На фронте в тот день было затишье! Многие бойцы собрались в самодельном клубе, расположенном в овине, где шел концерт художественной самодеятельности. Он уже подходил к концу, когда поднялся приезжий и попросил слова.
— Весной пятнадцатого года, — начал он, усевшись на табуретке, — находясь в Восточной Галиции, я — не важно по какому поводу, — обозвал нашего фельдкурата[1] мешком с собачьим дерьмом и угодил в военную тюрьму. Тюрьма была как тюрьма — клоповник, в котором воняет парашей. Я уже готов был проскучать положенное число дней в ожидании суда и отправки со штрафной ротой на фронт, но когда вошел в камеру, вдруг услышал знакомый голос: «Здравствуйте, пан Гашек!» Ба! Передо мной был собственной персоной мой старый друг, с которым мы распили не одну кружку пива в трактире «У чаши». Его имя вам ничего не скажет, но запомните его, ибо оно заслуживает этого больше, чем имя Александра Македонского. Это — имя отважного героя, старого бравого солдата Швейка. «У нас в Будейовицах...» — заговорил Швейк так, будто мы с ним расстались полчаса назад.

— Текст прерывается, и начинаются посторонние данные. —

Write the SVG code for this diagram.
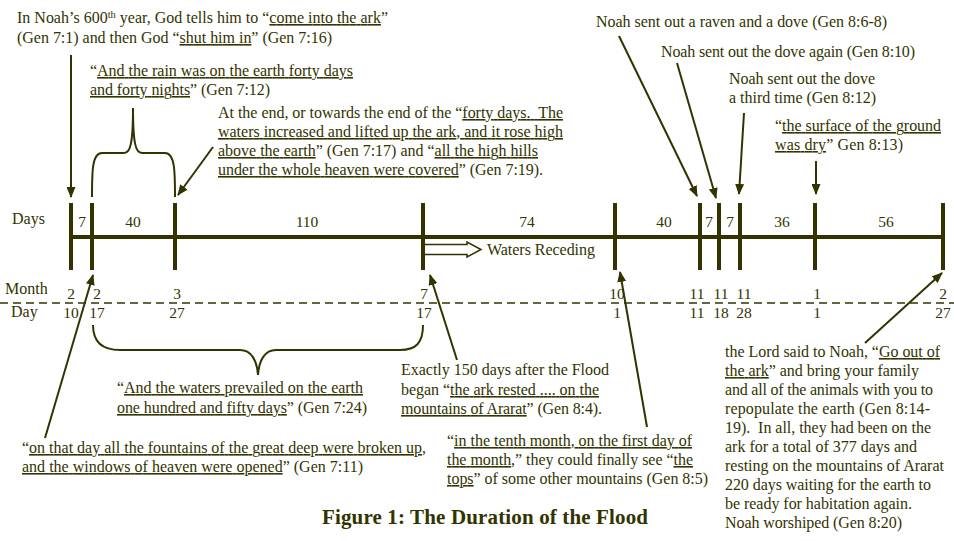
<svg xmlns="http://www.w3.org/2000/svg" width="954" height="541" viewBox="0 0 954 541">
<defs>
<style>
text{font-family:"Liberation Serif","Times New Roman",serif;font-size:16px;fill:#333300}
.u{text-decoration:underline}
.c{text-anchor:middle;font-size:15.5px}
.ar{stroke:#333300;stroke-width:2;fill:none;marker-end:url(#ah)}
.br{stroke:#333300;stroke-width:2;fill:none}
.tk{stroke:#333300;stroke-width:4}
.title{font-weight:bold;font-size:21px}
</style>
<marker id="ah" markerUnits="userSpaceOnUse" markerWidth="11" markerHeight="9" refX="10" refY="4.5" orient="auto">
<path d="M0,0 L11,4.5 L0,9 z" fill="#333300"/>
</marker>
</defs>
<rect width="954" height="541" fill="#ffffff"/>

<g id="timeline">
<line x1="71" y1="237" x2="943" y2="237" class="tk"/>
<line x1="71" y1="203" x2="71" y2="270" class="tk"/>
<line x1="92" y1="203" x2="92" y2="270" class="tk"/>
<line x1="175" y1="203" x2="175" y2="270" class="tk"/>
<line x1="423" y1="203" x2="423" y2="270" class="tk"/>
<line x1="615" y1="203" x2="615" y2="270" class="tk"/>
<line x1="700" y1="203" x2="700" y2="270" class="tk"/>
<line x1="719" y1="203" x2="719" y2="270" class="tk"/>
<line x1="740" y1="203" x2="740" y2="270" class="tk"/>
<line x1="815" y1="203" x2="815" y2="270" class="tk"/>
<line x1="943" y1="203" x2="943" y2="270" class="tk"/>
<line x1="0" y1="303" x2="954" y2="303" stroke="#333300" stroke-width="1.3" stroke-dasharray="8,5"/>
<text x="12" y="224">Days</text>
<text x="5" y="294">Month</text>
<text x="11" y="317">Day</text>
<text x="82" y="227" class="c">7</text>
<text x="133" y="227" class="c">40</text>
<text x="307" y="227" class="c">110</text>
<text x="527" y="227" class="c">74</text>
<text x="664" y="227" class="c">40</text>
<text x="709" y="227" class="c">7</text>
<text x="730" y="227" class="c">7</text>
<text x="782" y="227" class="c">36</text>
<text x="886" y="227" class="c">56</text>
<text x="71" y="299" class="c">2</text>
<text x="97" y="299" class="c">2</text>
<text x="177" y="299" class="c">3</text>
<text x="424" y="299" class="c">7</text>
<text x="617" y="299" class="c">10</text>
<text x="697" y="299" class="c">11</text>
<text x="721" y="299" class="c">11</text>
<text x="744" y="299" class="c">11</text>
<text x="817" y="299" class="c">1</text>
<text x="943" y="299" class="c">2</text>
<text x="71" y="318" class="c">10</text>
<text x="97" y="318" class="c">17</text>
<text x="177" y="318" class="c">27</text>
<text x="424" y="318" class="c">17</text>
<text x="617" y="318" class="c">1</text>
<text x="697" y="318" class="c">11</text>
<text x="721" y="318" class="c">18</text>
<text x="744" y="318" class="c">28</text>
<text x="817" y="318" class="c">1</text>
<text x="943" y="318" class="c">27</text>
<path d="M425,244.5 L467,244.5 L467,242 L481,249.5 L467,257 L467,254.5 L425,254.5" fill="#ffffff" stroke="#333300" stroke-width="1.5"/>
<text x="487" y="255" textLength="108" lengthAdjust="spacing">Waters Receding</text>
</g>

<g id="connectors">
<line x1="71" y1="55" x2="71" y2="197" class="ar"/>
<line x1="213" y1="147" x2="178" y2="195" class="ar"/>
<line x1="619" y1="36" x2="697" y2="196" class="ar"/>
<line x1="677" y1="63" x2="716" y2="198" class="ar"/>
<line x1="744" y1="113" x2="739" y2="194" class="ar"/>
<line x1="816" y1="161" x2="816" y2="194" class="ar"/>
<line x1="45" y1="438" x2="93" y2="275" class="ar"/>
<line x1="457" y1="360" x2="430" y2="275" class="ar"/>
<line x1="647" y1="427" x2="620" y2="272" class="ar"/>
<line x1="865" y1="343" x2="942" y2="273" class="ar"/>
<path class="br" d="M92,197 C92,172 92,153 102,153 L124,153 C130,153 133,145 133,108 C133,145 136,153 142,153 L165,153 C175,153 175,172 175,197"/>
<path class="br" d="M93,325 C93,343 103,350 120,350 L240,350 C251,350 257,360 258,375 C259,360 265,350 276,350 L400,350 C416,350 423,343 423,325"/>
</g>

<g id="n-enter">
<text x="17" y="23" textLength="371" lengthAdjust="spacing">In Noah’s 600<tspan font-size="10.5" dy="-5">th</tspan><tspan dy="5"> year, God tells him to “</tspan><tspan class="u">come into the ark</tspan>”</text>
<text x="17" y="43" textLength="315" lengthAdjust="spacing">(Gen 7:1) and then God “<tspan class="u">shut him in</tspan>” (Gen 7:16)</text>
</g>

<g id="n-rain">
<text x="90" y="76" textLength="263" lengthAdjust="spacing">“<tspan class="u">And the rain was on the earth forty days</tspan></text>
<text x="90" y="95" textLength="180" lengthAdjust="spacing"><tspan class="u">and forty nights</tspan>” (Gen 7:12)</text>
</g>

<g id="n-increase">
<text x="218" y="118" textLength="345" lengthAdjust="spacing">At the end, or towards the end of the “<tspan class="u">forty days.&#160; The</tspan></text>
<text x="218" y="137" textLength="345" lengthAdjust="spacing" class="u">waters increased and lifted up the ark, and it rose high</text>
<text x="218" y="156" textLength="320" lengthAdjust="spacing"><tspan class="u">above the earth</tspan>” (Gen 7:17) and “<tspan class="u">all the high hills</tspan></text>
<text x="218" y="175" textLength="325" lengthAdjust="spacing"><tspan class="u">under the whole heaven were covered</tspan>” (Gen 7:19).</text>
</g>

<g id="n-raven">
<text x="596" y="27" textLength="291" lengthAdjust="spacing">Noah sent out a raven and a dove (Gen 8:6-8)</text>
</g>
<g id="n-dove2">
<text x="661" y="57" textLength="254" lengthAdjust="spacing">Noah sent out the dove again (Gen 8:10)</text>
</g>
<g id="n-dove3">
<text x="729" y="84" textLength="146" lengthAdjust="spacing">Noah sent out the dove</text>
<text x="729" y="103" textLength="147" lengthAdjust="spacing">a third time (Gen 8:12)</text>
</g>
<g id="n-dry">
<text x="775" y="131" textLength="166" lengthAdjust="spacing">“<tspan class="u">the surface of the ground</tspan></text>
<text x="775" y="150" textLength="128" lengthAdjust="spacing"><tspan class="u">was dry</tspan>” Gen 8:13)</text>
</g>

<g id="n-prevailed">
<text x="117" y="393" textLength="246" lengthAdjust="spacing">“<tspan class="u">And the waters prevailed on the earth</tspan></text>
<text x="117" y="413" textLength="250" lengthAdjust="spacing"><tspan class="u">one hundred and fifty days</tspan>” (Gen 7:24)</text>
</g>

<g id="n-fountains">
<text x="22" y="453" textLength="404" lengthAdjust="spacing">“<tspan class="u">on that day all the fountains of the great deep were broken up,</tspan></text>
<text x="22" y="472" textLength="341" lengthAdjust="spacing"><tspan class="u">and the windows of heaven were opened</tspan>” (Gen 7:11)</text>
</g>

<g id="n-rested">
<text x="401" y="375" textLength="208" lengthAdjust="spacing">Exactly 150 days after the Flood</text>
<text x="401" y="395" textLength="198" lengthAdjust="spacing">began “<tspan class="u">the ark rested .... on the</tspan></text>
<text x="401" y="414" textLength="201" lengthAdjust="spacing"><tspan class="u">mountains of Ararat</tspan>” (Gen 8:4).</text>
</g>

<g id="n-tops">
<text x="447" y="446" textLength="245" lengthAdjust="spacing">“<tspan class="u">in the tenth month, on the first day of</tspan></text>
<text x="447" y="465" textLength="246" lengthAdjust="spacing"><tspan class="u">the month</tspan>,” they could finally see “<tspan class="u">the</tspan></text>
<text x="447" y="484" textLength="261" lengthAdjust="spacing"><tspan class="u">tops</tspan>” of some other mountains (Gen 8:5)</text>
</g>

<g id="n-exit">
<text x="725" y="357" textLength="215" lengthAdjust="spacing">the Lord said to Noah, “<tspan class="u">Go out of</tspan></text>
<text x="725" y="376" textLength="194" lengthAdjust="spacing"><tspan class="u">the ark</tspan>” and bring your family</text>
<text x="725" y="395" textLength="208" lengthAdjust="spacing">and all of the animals with you to</text>
<text x="725" y="414" textLength="205" lengthAdjust="spacing">repopulate the earth (Gen 8:14-</text>
<text x="725" y="433" textLength="206" lengthAdjust="spacing">19).&#160; In all, they had been on the</text>
<text x="725" y="452" textLength="192" lengthAdjust="spacing">ark for a total of 377 days and</text>
<text x="725" y="471" textLength="219" lengthAdjust="spacing">resting on the mountains of Ararat</text>
<text x="725" y="490" textLength="206" lengthAdjust="spacing">220 days waiting for the earth to</text>
<text x="725" y="509" textLength="187" lengthAdjust="spacing">be ready for habitation again.</text>
<text x="725" y="528" textLength="177" lengthAdjust="spacing">Noah worshiped (Gen 8:20)</text>
</g>

<g id="title">
<text x="322" y="524" class="title" textLength="326" lengthAdjust="spacing">Figure 1: The Duration of the Flood</text>
</g>
</svg>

Лицо рассказчика приняло смешанное выражение простоты и лукавства, глуповатого добродушия и тонкого ума. Гашек с неподражаемым искусством изображал солдата, его манеру говорить подробно, перебрасываясь с одного случая на другой. Словно живые, вставали перед слушавшими бойцами и австрийские офицеришки, и пустоголовые щеголи, и распутные священники...
Неослабное внимание слушателей еще больше подогрело Гашека. Он так разошелся, что уже мягкая ирония, которой был вначале окрашен рассказ, превратилась в бичующий, полный гнева сарказм.
Навсегда запомнился Е. Я. Драбкиной момент после выступления Гашека. Все молчали. Затем встал Петр Васильевич Казьмин, суровый и неулыбчивый человек, страстный большевистский агитатор.
— Я полагаю так, товарищи, — сказал он, — что прослушавши доклад про товарища Швейка, мы должны вынести нашу резолюцию, что, будь уверен, товарищ Швейк, мы свой долг выполним. Казань будет наша, а за Казанью и вся Волга. А ты, товарищ Швейк, пристраивайся скорее к русскому пролетариату и свергай своих паразитов-буржуев и генералов, чтоб да здравствовала бы мировая революция!
Уже не только сам Гашек, а и его любимый герой, будущий всемирно известный Швейк, начал воевать за Советскую власть, за «мировую революцию», начал свое победное шествие по земному шару.